Repeat the entries below exactly as they appear, with no pictures.

_ _ _

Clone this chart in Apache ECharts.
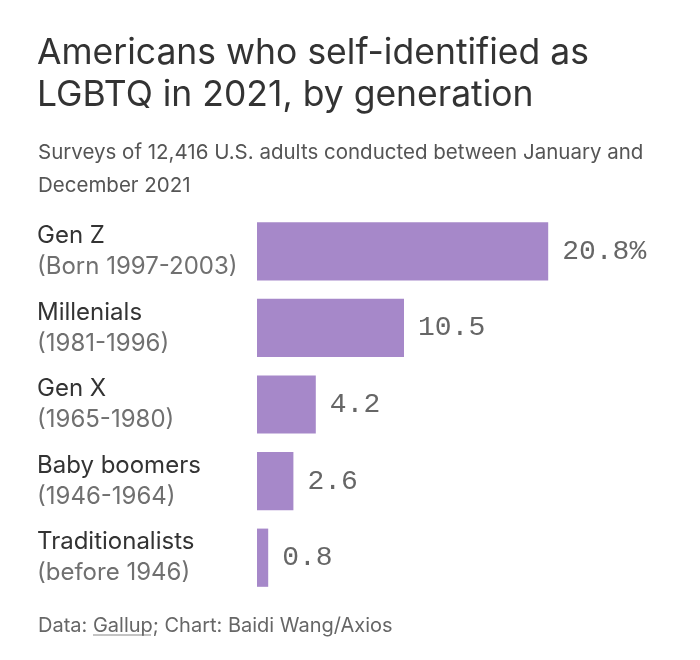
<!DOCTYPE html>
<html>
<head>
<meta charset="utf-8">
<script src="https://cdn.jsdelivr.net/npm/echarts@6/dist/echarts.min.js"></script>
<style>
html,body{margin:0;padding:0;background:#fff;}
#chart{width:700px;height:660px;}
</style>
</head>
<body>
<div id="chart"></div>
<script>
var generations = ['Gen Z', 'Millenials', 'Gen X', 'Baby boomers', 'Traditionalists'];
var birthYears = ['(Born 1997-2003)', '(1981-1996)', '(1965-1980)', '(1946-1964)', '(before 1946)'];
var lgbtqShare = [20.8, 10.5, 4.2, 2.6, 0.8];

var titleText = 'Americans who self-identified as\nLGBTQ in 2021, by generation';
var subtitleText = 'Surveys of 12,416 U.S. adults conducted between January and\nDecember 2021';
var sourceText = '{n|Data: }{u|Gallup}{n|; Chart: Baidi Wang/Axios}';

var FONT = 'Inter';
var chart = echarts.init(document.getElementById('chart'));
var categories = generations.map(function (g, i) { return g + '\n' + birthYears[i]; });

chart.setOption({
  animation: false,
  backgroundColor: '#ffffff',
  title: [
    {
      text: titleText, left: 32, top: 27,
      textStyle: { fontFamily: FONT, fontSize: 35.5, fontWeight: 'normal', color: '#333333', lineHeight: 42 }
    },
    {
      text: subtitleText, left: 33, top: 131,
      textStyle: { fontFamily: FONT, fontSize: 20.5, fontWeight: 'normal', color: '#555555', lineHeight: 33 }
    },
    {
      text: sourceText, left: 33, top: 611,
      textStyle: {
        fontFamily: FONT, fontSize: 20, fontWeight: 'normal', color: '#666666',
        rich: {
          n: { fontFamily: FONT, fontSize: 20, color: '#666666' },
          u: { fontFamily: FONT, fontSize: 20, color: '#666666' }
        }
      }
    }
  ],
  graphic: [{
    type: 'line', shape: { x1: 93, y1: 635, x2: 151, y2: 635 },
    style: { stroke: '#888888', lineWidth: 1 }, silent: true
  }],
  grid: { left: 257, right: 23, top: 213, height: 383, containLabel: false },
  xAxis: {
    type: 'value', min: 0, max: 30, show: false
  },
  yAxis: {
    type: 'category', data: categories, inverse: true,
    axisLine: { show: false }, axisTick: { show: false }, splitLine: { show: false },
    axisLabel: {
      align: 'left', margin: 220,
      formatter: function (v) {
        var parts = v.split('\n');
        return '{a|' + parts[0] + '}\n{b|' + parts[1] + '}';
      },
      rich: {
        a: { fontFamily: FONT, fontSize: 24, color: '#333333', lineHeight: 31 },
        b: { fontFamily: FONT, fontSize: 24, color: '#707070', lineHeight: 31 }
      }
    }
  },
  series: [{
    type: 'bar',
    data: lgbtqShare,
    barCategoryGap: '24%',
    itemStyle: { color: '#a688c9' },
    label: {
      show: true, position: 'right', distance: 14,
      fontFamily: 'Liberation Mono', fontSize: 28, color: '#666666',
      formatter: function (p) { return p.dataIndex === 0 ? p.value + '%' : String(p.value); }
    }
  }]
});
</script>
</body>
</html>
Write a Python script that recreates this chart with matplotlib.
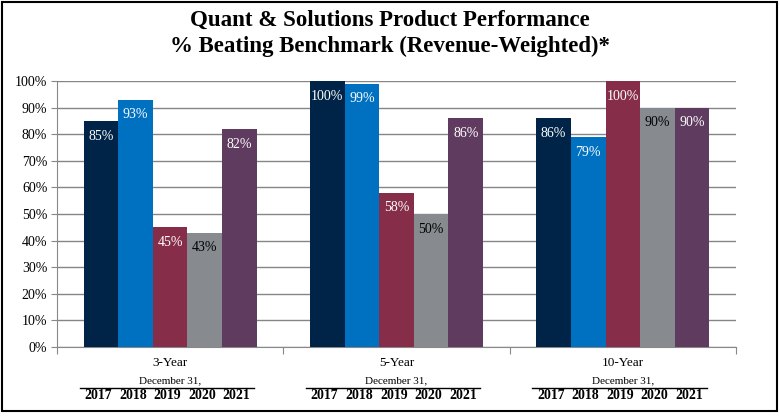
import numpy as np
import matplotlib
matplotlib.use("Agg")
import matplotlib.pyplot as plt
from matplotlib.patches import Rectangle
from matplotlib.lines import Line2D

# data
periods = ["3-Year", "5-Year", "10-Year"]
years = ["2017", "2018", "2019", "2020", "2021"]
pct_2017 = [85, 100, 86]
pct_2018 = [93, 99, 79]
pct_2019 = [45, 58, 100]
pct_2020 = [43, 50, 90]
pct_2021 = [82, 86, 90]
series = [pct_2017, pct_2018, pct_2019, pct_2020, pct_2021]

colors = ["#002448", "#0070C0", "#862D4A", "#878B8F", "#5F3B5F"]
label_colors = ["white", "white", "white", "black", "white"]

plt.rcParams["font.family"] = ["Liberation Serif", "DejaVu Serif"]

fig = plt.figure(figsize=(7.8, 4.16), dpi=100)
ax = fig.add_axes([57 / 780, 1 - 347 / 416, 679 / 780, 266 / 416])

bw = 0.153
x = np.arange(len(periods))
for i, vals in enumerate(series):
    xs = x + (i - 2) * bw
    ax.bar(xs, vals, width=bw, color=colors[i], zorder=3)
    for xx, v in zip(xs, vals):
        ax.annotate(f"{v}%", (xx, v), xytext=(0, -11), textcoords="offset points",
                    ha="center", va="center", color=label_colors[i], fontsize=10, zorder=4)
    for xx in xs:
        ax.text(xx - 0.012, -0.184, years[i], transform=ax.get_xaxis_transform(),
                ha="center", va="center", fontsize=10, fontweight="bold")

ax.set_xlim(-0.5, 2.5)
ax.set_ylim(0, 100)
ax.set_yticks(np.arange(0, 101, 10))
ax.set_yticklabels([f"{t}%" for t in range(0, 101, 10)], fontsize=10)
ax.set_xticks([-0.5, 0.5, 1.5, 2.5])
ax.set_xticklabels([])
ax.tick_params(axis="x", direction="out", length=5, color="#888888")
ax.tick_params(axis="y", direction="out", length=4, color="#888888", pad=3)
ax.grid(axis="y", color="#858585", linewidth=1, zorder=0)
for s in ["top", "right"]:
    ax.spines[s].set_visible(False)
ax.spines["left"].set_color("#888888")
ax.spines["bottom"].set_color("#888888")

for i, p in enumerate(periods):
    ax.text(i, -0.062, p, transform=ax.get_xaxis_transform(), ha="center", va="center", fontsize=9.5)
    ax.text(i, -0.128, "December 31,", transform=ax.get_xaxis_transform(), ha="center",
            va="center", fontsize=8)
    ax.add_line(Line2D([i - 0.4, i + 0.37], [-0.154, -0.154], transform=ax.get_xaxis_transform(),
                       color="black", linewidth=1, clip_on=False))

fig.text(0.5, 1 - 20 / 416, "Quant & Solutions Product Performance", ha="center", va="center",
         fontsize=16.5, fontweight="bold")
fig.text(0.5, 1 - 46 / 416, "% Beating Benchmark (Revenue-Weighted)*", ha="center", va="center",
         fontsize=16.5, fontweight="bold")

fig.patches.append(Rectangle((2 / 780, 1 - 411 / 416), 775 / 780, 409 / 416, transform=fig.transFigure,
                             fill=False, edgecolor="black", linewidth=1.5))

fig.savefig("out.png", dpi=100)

_ _ _

Expected output:
Clone this chart in Apache ECharts.
<!DOCTYPE html>
<html>
<head>
<meta charset="utf-8">
<script src="https://cdn.jsdelivr.net/npm/echarts@6/dist/echarts.min.js"></script>
<style>
html,body{margin:0;padding:0;background:#fff;}
#chart{width:700px;height:660px;}
</style>
</head>
<body>
<div id="chart"></div>
<script>
var generations = ['Gen Z', 'Millenials', 'Gen X', 'Baby boomers', 'Traditionalists'];
var birthYears = ['(Born 1997-2003)', '(1981-1996)', '(1965-1980)', '(1946-1964)', '(before 1946)'];
var lgbtqShare = [20.8, 10.5, 4.2, 2.6, 0.8];

var titleText = 'Americans who self-identified as\nLGBTQ in 2021, by generation';
var subtitleText = 'Surveys of 12,416 U.S. adults conducted between January and\nDecember 2021';
var sourceText = '{n|Data: }{u|Gallup}{n|; Chart: Baidi Wang/Axios}';

var FONT = 'Inter';
var chart = echarts.init(document.getElementById('chart'));
var categories = generations.map(function (g, i) { return g + '\n' + birthYears[i]; });

chart.setOption({
  animation: false,
  backgroundColor: '#ffffff',
  title: [
    {
      text: titleText, left: 32, top: 27,
      textStyle: { fontFamily: FONT, fontSize: 35.5, fontWeight: 'normal', color: '#333333', lineHeight: 42 }
    },
    {
      text: subtitleText, left: 33, top: 131,
      textStyle: { fontFamily: FONT, fontSize: 20.5, fontWeight: 'normal', color: '#555555', lineHeight: 33 }
    },
    {
      text: sourceText, left: 33, top: 611,
      textStyle: {
        fontFamily: FONT, fontSize: 20, fontWeight: 'normal', color: '#666666',
        rich: {
          n: { fontFamily: FONT, fontSize: 20, color: '#666666' },
          u: { fontFamily: FONT, fontSize: 20, color: '#666666' }
        }
      }
    }
  ],
  graphic: [{
    type: 'line', shape: { x1: 93, y1: 635, x2: 151, y2: 635 },
    style: { stroke: '#888888', lineWidth: 1 }, silent: true
  }],
  grid: { left: 257, right: 23, top: 213, height: 383, containLabel: false },
  xAxis: {
    type: 'value', min: 0, max: 30, show: false
  },
  yAxis: {
    type: 'category', data: categories, inverse: true,
    axisLine: { show: false }, axisTick: { show: false }, splitLine: { show: false },
    axisLabel: {
      align: 'left', margin: 220,
      formatter: function (v) {
        var parts = v.split('\n');
        return '{a|' + parts[0] + '}\n{b|' + parts[1] + '}';
      },
      rich: {
        a: { fontFamily: FONT, fontSize: 24, color: '#333333', lineHeight: 31 },
        b: { fontFamily: FONT, fontSize: 24, color: '#707070', lineHeight: 31 }
      }
    }
  },
  series: [{
    type: 'bar',
    data: lgbtqShare,
    barCategoryGap: '24%',
    itemStyle: { color: '#a688c9' },
    label: {
      show: true, position: 'right', distance: 14,
      fontFamily: 'Liberation Mono', fontSize: 28, color: '#666666',
      formatter: function (p) { return p.dataIndex === 0 ? p.value + '%' : String(p.value); }
    }
  }]
});
</script>
</body>
</html>
Write a Python script that recreates this chart with matplotlib.
import numpy as np
import matplotlib
matplotlib.use("Agg")
import matplotlib.pyplot as plt
from matplotlib.patches import Rectangle
from matplotlib.lines import Line2D

# data
periods = ["3-Year", "5-Year", "10-Year"]
years = ["2017", "2018", "2019", "2020", "2021"]
pct_2017 = [85, 100, 86]
pct_2018 = [93, 99, 79]
pct_2019 = [45, 58, 100]
pct_2020 = [43, 50, 90]
pct_2021 = [82, 86, 90]
series = [pct_2017, pct_2018, pct_2019, pct_2020, pct_2021]

colors = ["#002448", "#0070C0", "#862D4A", "#878B8F", "#5F3B5F"]
label_colors = ["white", "white", "white", "black", "white"]

plt.rcParams["font.family"] = ["Liberation Serif", "DejaVu Serif"]

fig = plt.figure(figsize=(7.8, 4.16), dpi=100)
ax = fig.add_axes([57 / 780, 1 - 347 / 416, 679 / 780, 266 / 416])

bw = 0.153
x = np.arange(len(periods))
for i, vals in enumerate(series):
    xs = x + (i - 2) * bw
    ax.bar(xs, vals, width=bw, color=colors[i], zorder=3)
    for xx, v in zip(xs, vals):
        ax.annotate(f"{v}%", (xx, v), xytext=(0, -11), textcoords="offset points",
                    ha="center", va="center", color=label_colors[i], fontsize=10, zorder=4)
    for xx in xs:
        ax.text(xx - 0.012, -0.184, years[i], transform=ax.get_xaxis_transform(),
                ha="center", va="center", fontsize=10, fontweight="bold")

ax.set_xlim(-0.5, 2.5)
ax.set_ylim(0, 100)
ax.set_yticks(np.arange(0, 101, 10))
ax.set_yticklabels([f"{t}%" for t in range(0, 101, 10)], fontsize=10)
ax.set_xticks([-0.5, 0.5, 1.5, 2.5])
ax.set_xticklabels([])
ax.tick_params(axis="x", direction="out", length=5, color="#888888")
ax.tick_params(axis="y", direction="out", length=4, color="#888888", pad=3)
ax.grid(axis="y", color="#858585", linewidth=1, zorder=0)
for s in ["top", "right"]:
    ax.spines[s].set_visible(False)
ax.spines["left"].set_color("#888888")
ax.spines["bottom"].set_color("#888888")

for i, p in enumerate(periods):
    ax.text(i, -0.062, p, transform=ax.get_xaxis_transform(), ha="center", va="center", fontsize=9.5)
    ax.text(i, -0.128, "December 31,", transform=ax.get_xaxis_transform(), ha="center",
            va="center", fontsize=8)
    ax.add_line(Line2D([i - 0.4, i + 0.37], [-0.154, -0.154], transform=ax.get_xaxis_transform(),
                       color="black", linewidth=1, clip_on=False))

fig.text(0.5, 1 - 20 / 416, "Quant & Solutions Product Performance", ha="center", va="center",
         fontsize=16.5, fontweight="bold")
fig.text(0.5, 1 - 46 / 416, "% Beating Benchmark (Revenue-Weighted)*", ha="center", va="center",
         fontsize=16.5, fontweight="bold")

fig.patches.append(Rectangle((2 / 780, 1 - 411 / 416), 775 / 780, 409 / 416, transform=fig.transFigure,
                             fill=False, edgecolor="black", linewidth=1.5))

fig.savefig("out.png", dpi=100)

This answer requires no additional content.